As for PEL 83 which contains the huge Mopane discovery where Total have farmed-in, looks to be becoming very active and with rigs to be hired and where the market thinks that a FID might come as soon as 2028. Total are also moving swiftly to FID at Venus, thought to be planned for as soon as this summer and will generate yet more interest as it will be the first Namibian discovery to be brought onstream.
Elsewhere Sintana are close to completing at KON-16, onshore Angola and drilling is likely after the extensive seismic programme is analysed later this year.

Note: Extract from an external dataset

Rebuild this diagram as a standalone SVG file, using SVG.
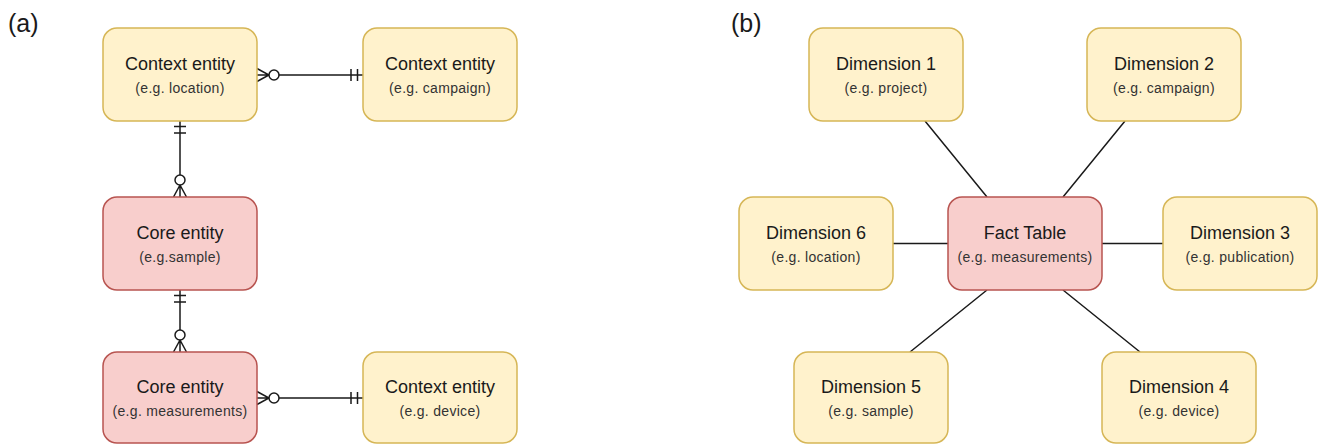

And in Uruguay there is a great deal happening, in OFF-1 the 3D the early seismic results are expected in 4Q 26 with final data in 2Q 27. Over at OFF-3 there is a great deal of interest, whilst the farm-out process continues I would suggest that with nearby activity discussions have changed somewhat. With activity in both OFF-2 and Off-7 which sandwich the block seeig farm-in activity and Qatar Energy, Shell and Chevron involved there must be more interesting conversations going on.
So, as a result of this raise the cash pile which was $8.2m, to be added to by the $6m due from Exxon this year will be further topped up, leading shareholders will be delighted that there is enough in the coffers for two years under pretty much any circumstances.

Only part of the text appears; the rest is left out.